In 1820 investigations by Government spies revealed the Cato Street Conspiracy, the brainchild of the confused but fanatical Arthur Thistlewood. His plan was to assassinate the Cabinet, destroy the institutions of the City of London such as the Mansion House and the Bank of England, set fire to the city and then establish himself as dictator. He and his fellow conspirators learned that the entire Cabinet would be dining at the house of Lord Harrowby in Grosvenor Square in London’s West End on 23 February 1820. They decided to attack them with knives, pistols and hand grenades. The ministers were to be slaughtered there and then but the heads of Lords Sidmouth and Castlereagh, the main proponents of increasingly repressive measures, were to be removed and taken away. This preposterous scheme failed because spies easily infiltrated the ranks of the conspirators.

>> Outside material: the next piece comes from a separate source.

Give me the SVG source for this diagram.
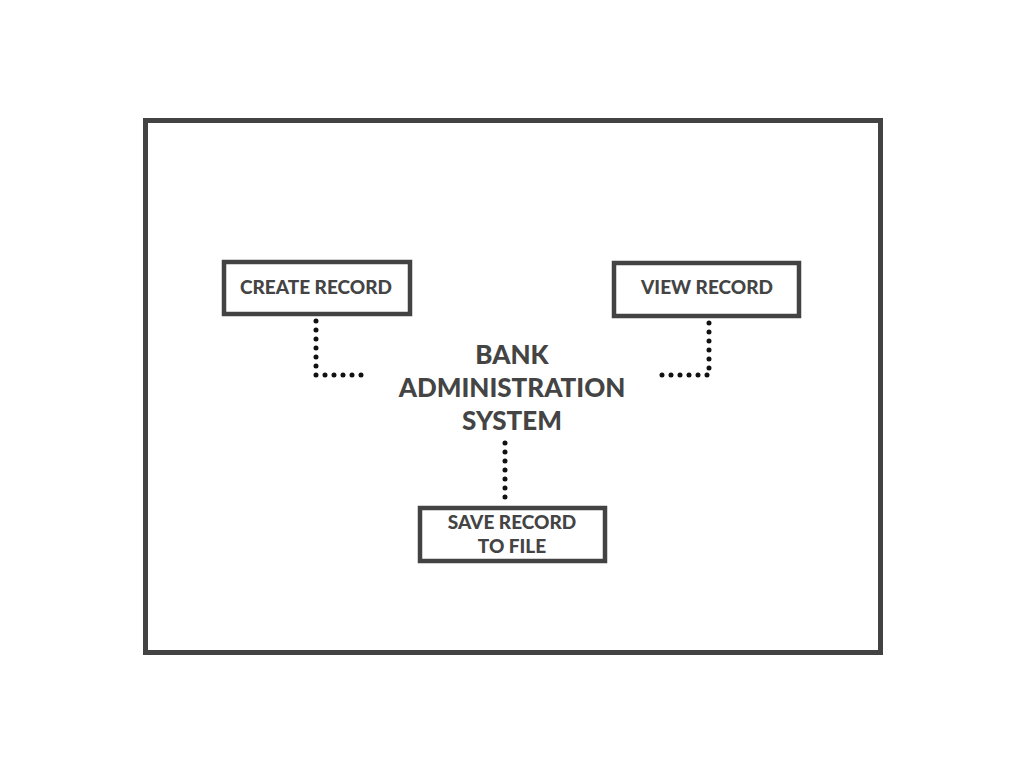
<svg xmlns="http://www.w3.org/2000/svg" width="1024" height="768" viewBox="0 0 1024 768">
<style>
.box{fill:#fff;stroke:#434343;stroke-width:4.5}
.lbl{font-family:Lato,"Open Sans",sans-serif;font-weight:900;fill:#444;font-size:19px;text-anchor:middle}
.title{font-family:Lato,"Open Sans",sans-serif;font-weight:900;fill:#444;font-size:26px;text-anchor:middle}
.dot{fill:none;stroke:#111;stroke-width:5;stroke-linecap:round;stroke-dasharray:0 9}
</style>
<rect width="1024" height="768" fill="#fff"/>
<rect x="145.5" y="120.5" width="735" height="532" fill="none" stroke="#434343" stroke-width="5"/>
<g id="connectors">
<path class="dot" d="M316 321 V375 H361.5"/>
<path class="dot" d="M709 323 V375 H655.5"/>
<path class="dot" d="M505 443 V506"/>
</g>
<g id="title">
<text class="title" x="512" y="364">BANK</text>
<text class="title" x="512" y="397">ADMINISTRATION</text>
<text class="title" x="512" y="430">SYSTEM</text>
</g>
<g id="create">
<rect class="box" x="224" y="262" width="186" height="52"/>
<text class="lbl" x="316" y="294">CREATE RECORD</text>
</g>
<g id="view">
<rect class="box" x="614" y="263" width="185" height="53"/>
<text class="lbl" x="707" y="294">VIEW RECORD</text>
</g>
<g id="save">
<rect class="box" x="420" y="508" width="185" height="53"/>
<text class="lbl" x="512" y="529">SAVE RECORD</text>
<text class="lbl" x="512" y="553">TO FILE</text>
</g>
</svg>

The historical importance of the Cato Street Conspiracy was that it concentrated the minds of the politicians. Some, such as Sidmouth, thought it vindicated more coercive measures. Shortly after the Cato Street affair, there was a further shock to the Government’s sense of security. A small number of guardsmen mutinied when ordered into action against a mob that was attacking the houses of several prominent and unpopular ministers in London. The combination of the Cato Street Conspiracy and this uprising convinced one Cabinet member, the influential Duke of Wellington, that London urgently needed a new and very different kind of security force.

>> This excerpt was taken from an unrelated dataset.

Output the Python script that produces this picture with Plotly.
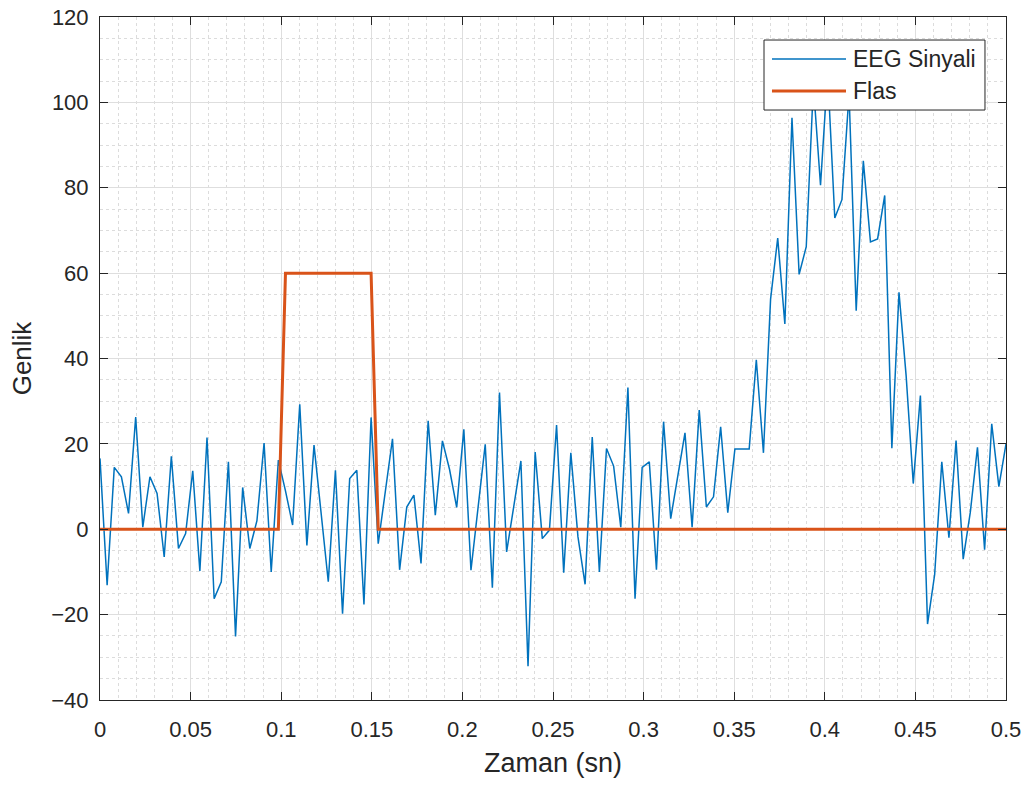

In January 1822, Sidmouth was persuaded to retire and the Prime Minister Lord Liverpool inspirationally replaced him as Home Secretary with Robert Peel. It was known that Peel favoured the idea of a thorough overhaul of the criminal law and the establishment of a centrally controlled police force. Peel faced a delicate situation because there were many MPs who were not yet convinced of the need for a police force. At first he shrewdly concentrated on the less controversial matter of reform of the criminal law and he carefully used this issue to develop his credibility and his allies. Few could argue with him about the need for action when he revealed that although the population had increased by 15½ per cent between 1821 and 1828, crime had increased by over 40 per cent. He was a master of the art of marshalling facts and presenting them in a persuasive way and he systematically built up his case for what he described as ‘a gradual reformation’ rather than by advocating root-andbranch change. Tactically it was a wise move to get the Duke of Wellington to introduce the Metropolitan Police Bill into Parliament via the House of Lords. The Bill met with little opposition and became law in 1829.

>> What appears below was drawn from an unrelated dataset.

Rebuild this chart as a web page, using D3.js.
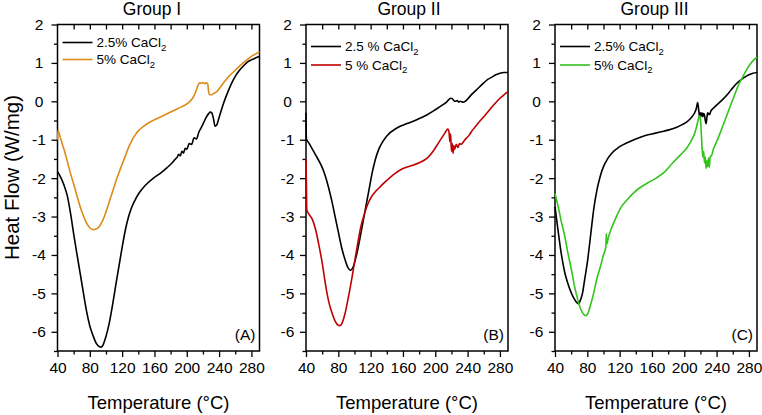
<!DOCTYPE html>
<html>
<head>
<meta charset="utf-8">
<script src="https://cdn.jsdelivr.net/npm/d3@7"></script>
<style>
  html, body { margin: 0; padding: 0; background: #fff; }
  svg { display: block; font-family: "Liberation Sans", Arial, sans-serif; }
</style>
</head>
<body>
<svg id="chart" width="762" height="415"></svg>
<script>
// ---------------- DATA ----------------
const groupTitles = ["Group I", "Group II", "Group III"];
const panelTags = ["(A)", "(B)", "(C)"];
const legendLow = ["2.5% CaCl", "2.5 % CaCl", "2.5% CaCl"];
const legendHigh = ["5% CaCl", "5 % CaCl", "5% CaCl"];
const seriesColors = ["#000000", "#DD8A1A", "#000000", "#C00000", "#000000", "#33C41C"];
const xTickValues = [40, 80, 120, 160, 200, 240, 280];
const yTickValues = [2, 1, 0, -1, -2, -3, -4, -5, -6];
const xDomain = [40, 290];
const yDomain = [-6.5, 2];

// Group I, 2.5% CaCl2
const tempA1 = [40,44,48,52,56,60,64,68,72,76,80,84,88,92,94,96,100,104,108,112,116,120,124,128,132,136,140,146,152,160,168,176,182,186,188,190,192,194,196,198,200,203,206,209,212,215,218,221,224,227,229,231,233,235,237,240,245,250,255,260,265,270,275,280,285,290];
const flowA1 = [-1.83,-1.98,-2.18,-2.45,-2.9,-3.45,-3.97,-4.47,-4.98,-5.47,-5.85,-6.1,-6.3,-6.39,-6.4,-6.36,-6.12,-5.78,-5.32,-4.8,-4.3,-3.8,-3.35,-3.0,-2.75,-2.57,-2.42,-2.25,-2.12,-1.98,-1.86,-1.72,-1.6,-1.5,-1.46,-1.38,-1.42,-1.3,-1.35,-1.22,-1.25,-1.1,-1.12,-0.95,-0.98,-0.8,-0.68,-0.55,-0.42,-0.32,-0.28,-0.3,-0.45,-0.65,-0.62,-0.42,-0.08,0.2,0.45,0.65,0.8,0.92,1.02,1.08,1.13,1.17];
// Group I, 5% CaCl2
const tempA2 = [40,40.6,44,48,52,56,60,64,68,72,76,80,84,88,92,96,100,104,108,112,116,120,124,128,132,136,140,146,152,160,170,180,190,200,205,209,212,214,216,218,220,222,224,226,227,228,230,233,237,242,247,252,257,262,268,274,280,285,290];
const flowA2 = [-1.0,-0.76,-0.98,-1.25,-1.55,-1.87,-2.15,-2.45,-2.74,-2.98,-3.17,-3.29,-3.34,-3.32,-3.25,-3.1,-2.88,-2.62,-2.36,-2.1,-1.86,-1.64,-1.42,-1.2,-1.02,-0.88,-0.77,-0.66,-0.57,-0.48,-0.38,-0.28,-0.18,-0.07,0.02,0.15,0.3,0.42,0.48,0.47,0.49,0.46,0.48,0.45,0.25,0.18,0.17,0.2,0.25,0.38,0.52,0.65,0.75,0.85,0.97,1.07,1.17,1.23,1.29];
// Group II, 2.5 % CaCl2
const tempB1 = [40,40.5,44,48,52,56,60,64,68,72,76,80,84,88,92,95,98,102,106,110,114,118,122,126,130,135,140,152,165,177,190,200,210,214,217,219,221,223,225,227,229,231,234,237,240,245,250,255,260,265,270,275,280,285,290];
const flowB1 = [-0.3,-0.98,-1.1,-1.25,-1.4,-1.55,-1.72,-1.95,-2.25,-2.6,-3.0,-3.4,-3.8,-4.1,-4.33,-4.4,-4.33,-4.05,-3.65,-3.2,-2.75,-2.3,-1.85,-1.5,-1.25,-1.05,-0.9,-0.7,-0.58,-0.48,-0.35,-0.22,-0.08,-0.02,0.05,0.08,0.07,0.02,0.0,0.02,-0.02,0.0,-0.02,0.0,0.06,0.18,0.28,0.38,0.48,0.57,0.63,0.69,0.73,0.75,0.75];
// Group II, 5 % CaCl2
const tempB2 = [40,40.5,41,44,48,52,56,60,64,68,72,76,80,82,84,88,92,96,100,104,108,112,116,120,126,132,140,150,160,170,180,190,198,204,208,212,214,215.5,217,218,219,220,221,222,223,224,226,228,230,232,234,236,239,242,246,250,255,260,265,270,275,280,285,290];
const flowB2 = [-1.5,-2.2,-2.82,-2.95,-3.08,-3.35,-3.75,-4.2,-4.75,-5.2,-5.5,-5.72,-5.83,-5.84,-5.8,-5.55,-5.15,-4.7,-4.2,-3.7,-3.25,-2.95,-2.7,-2.52,-2.35,-2.22,-2.06,-1.88,-1.75,-1.68,-1.6,-1.48,-1.28,-1.08,-0.95,-0.82,-0.75,-0.72,-0.8,-1.05,-0.85,-1.3,-1.1,-1.35,-1.15,-1.25,-1.12,-1.2,-1.1,-1.12,-1.08,-1.02,-0.95,-0.88,-0.75,-0.65,-0.52,-0.4,-0.28,-0.15,-0.03,0.08,0.17,0.25];
// Group III, 2.5% CaCl2
const tempC1 = [40,44,48,52,56,60,64,67,69,71,74,77,80,84,88,92,96,100,105,110,120,130,140,150,160,170,180,190,198,204,208,212,215,216.5,218,219,220,221,222,223,224,225,226,227,228,229,231,233,236,240,245,250,255,260,265,270,275,280,285,290];
const flowC1 = [-2.75,-3.4,-4.0,-4.45,-4.75,-4.98,-5.15,-5.24,-5.27,-5.2,-5.0,-4.6,-4.2,-3.5,-2.8,-2.3,-1.95,-1.7,-1.5,-1.36,-1.18,-1.07,-0.98,-0.9,-0.85,-0.8,-0.75,-0.68,-0.6,-0.52,-0.44,-0.33,-0.18,-0.03,-0.25,-0.42,-0.3,-0.38,-0.3,-0.4,-0.32,-0.36,-0.5,-0.58,-0.42,-0.3,-0.35,-0.25,-0.18,-0.1,0.0,0.1,0.22,0.35,0.47,0.56,0.63,0.69,0.73,0.75];
// Group III, 5% CaCl2
const tempC2 = [40,44,48,52,56,60,64,68,72,76,78,80,84,88,92,96,100,103,103.5,104,106,110,116,122,130,137,145,155,165,175,185,195,203,208,212,215,217,219,220,221,222,223,224,225,226,227,228,229,230,231,232,234,236,239,243,247,252,257,262,267,272,277,282,286,290];
const flowC2 = [-2.4,-2.75,-3.15,-3.5,-3.95,-4.35,-4.8,-5.15,-5.42,-5.56,-5.58,-5.55,-5.3,-4.98,-4.6,-4.32,-4.0,-3.78,-3.45,-3.72,-3.55,-3.3,-3.0,-2.75,-2.55,-2.39,-2.25,-2.12,-2.0,-1.85,-1.62,-1.4,-1.22,-1.05,-0.88,-0.68,-0.5,-0.38,-0.45,-0.8,-1.2,-1.45,-1.3,-1.6,-1.45,-1.75,-1.55,-1.7,-1.48,-1.72,-1.45,-1.4,-1.25,-1.1,-0.9,-0.68,-0.4,-0.12,0.15,0.42,0.62,0.82,0.98,1.08,1.15];

const panelSeries = [
  [[tempA1, flowA1], [tempA2, flowA2]],
  [[tempB1, flowB1], [tempB2, flowB2]],
  [[tempC1, flowC1], [tempC2, flowC2]]
];

// ---------------- LAYOUT ----------------
const svg = d3.select("#chart");
const panelX = [[57.5, 259.5], [306, 508], [555, 757]];
const plotTop = 24.5, plotBottom = 351;
const titleX = [152, 409, 654.5];
const legendY = [[42.5, 59.5], [46.5, 65], [46.5, 65]];

const y = d3.scaleLinear().domain(yDomain).range([plotBottom, plotTop]);

panelX.forEach((px, i) => {
  const x = d3.scaleLinear().domain(xDomain).range(px);
  const g = svg.append("g");

  // minor bottom ticks
  g.append("g").attr("transform", `translate(0,${plotBottom})`)
    .call(d3.axisBottom(x).tickValues(d3.range(60, 290, 40)).tickSize(3.5).tickSizeOuter(0).tickFormat(""))
    .call(a => a.select(".domain").remove());
  // major bottom ticks + labels
  g.append("g").attr("transform", `translate(0,${plotBottom})`)
    .call(d3.axisBottom(x).tickValues(xTickValues).tickSize(6).tickSizeOuter(0).tickPadding(5).tickFormat(d => String(d)))
    .call(a => a.select(".domain").remove())
    .call(a => a.selectAll("text").attr("font-size", 15.5).attr("fill", "#000").attr("font-family", "Liberation Sans, Arial, sans-serif"));
  // top inward ticks
  g.append("g").attr("transform", `translate(0,${plotTop})`)
    .call(d3.axisBottom(x).tickValues(d3.range(60, 290, 20)).tickSize(5).tickSizeOuter(0).tickFormat(""))
    .call(a => a.select(".domain").remove());
  // minor left ticks
  g.append("g").attr("transform", `translate(${px[0]},0)`)
    .call(d3.axisLeft(y).tickValues(d3.range(-6.5, 2, 1)).tickSize(3.5).tickSizeOuter(0).tickFormat(""))
    .call(a => a.select(".domain").remove());
  // major left ticks + labels
  g.append("g").attr("transform", `translate(${px[0]},0)`)
    .call(d3.axisLeft(y).tickValues(yTickValues).tickSize(6).tickSizeOuter(0).tickFormat(d => String(d)))
    .call(a => a.select(".domain").remove())
    .call(a => a.selectAll("text").attr("font-size", 15.5).attr("fill", "#000")
      .attr("font-family", "Liberation Sans, Arial, sans-serif")
      .attr("text-anchor", "middle").attr("x", -18.5));
  g.selectAll(".tick line").attr("stroke", "#000").attr("stroke-width", 1.3);

  // frame
  g.append("rect").attr("x", px[0]).attr("y", plotTop)
    .attr("width", px[1] - px[0]).attr("height", plotBottom - plotTop)
    .attr("fill", "none").attr("stroke", "#000").attr("stroke-width", 1.5);

  // curves
  const line = d3.line().x(d => x(d[0])).y(d => y(d[1])).curve(d3.curveMonotoneX);
  panelSeries[i].forEach((s, j) => {
    const pts = s[0].map((t, k) => [t, s[1][k]]);
    g.append("path").datum(pts).attr("d", line)
      .attr("fill", "none").attr("stroke", seriesColors[i * 2 + j])
      .attr("stroke-width", 1.6).attr("stroke-linejoin", "round");
  });

  // legend
  const legTexts = [legendLow[i], legendHigh[i]];
  legTexts.forEach((t, j) => {
    const ly = legendY[i][j];
    g.append("line").attr("x1", px[0] + 5).attr("x2", px[0] + 35)
      .attr("y1", ly).attr("y2", ly)
      .attr("stroke", seriesColors[i * 2 + j]).attr("stroke-width", 1.6);
    const tx = g.append("text").attr("x", px[0] + 39).attr("y", ly + 4.5)
      .attr("font-size", 13.5).attr("fill", "#000");
    tx.append("tspan").text(t);
    tx.append("tspan").attr("font-size", 9.5).attr("dy", 3.5).text("2");
  });

  // title
  g.append("text").attr("x", titleX[i]).attr("y", 15)
    .attr("text-anchor", "middle").attr("font-size", 17.5).attr("fill", "#000").text(groupTitles[i]);

  // panel tag
  g.append("text").attr("x", px[1] - 4).attr("y", 340)
    .attr("text-anchor", "end").attr("font-size", 15.5).attr("fill", "#000").text(panelTags[i]);

  // x axis title
  g.append("text").attr("x", (px[0] + px[1]) / 2).attr("y", 409)
    .attr("text-anchor", "middle").attr("font-size", 18.5).attr("fill", "#000").text("Temperature (°C)");
});

// y axis title
svg.append("text").attr("transform", "translate(19,177.5) rotate(-90)")
  .attr("text-anchor", "middle").attr("font-size", 20.5).attr("fill", "#000").text("Heat Flow (W/mg)");
</script>
</body>
</html>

The resultant ‘Bobbies’, or ‘Peelers’, checked the apparent headlong growth of crime in London. Their duties were restricted entirely to the city at first and they were the first English policemen employed full-time on a regular wage which obviated bounty-hunting and the opportunities for crime and corruption that went with it. The very high turnover in the first few years was indicative of the stresses involved in establishing this pioneer force in what was the hub of Britain’s criminal activity. The early ‘Peelers’ seemed to think that arrests were what policing was about and as a result they zealously rounded up drunkards, beggars and prostitutes in large numbers for various street offences because such action seemed to bring quick results. While this did not immediately make the streets of London a safer place, it is likely that their visible presence deterred street robbers. However, this did not mean that these offenders disappeared, and many street thieves and other criminals simply moved out of London to provincial towns which they regarded as providing easier and safer conditions for their activities. With some reluctance local authorities in the provinces set about establishing police forces of their own, modelled largely on the London example. Their slowness in doing so led the Government to intervene and pass the County and Borough Police Act in 1856 by which it became mandatory for counties and boroughs to set up police forces in the areas over which they had control.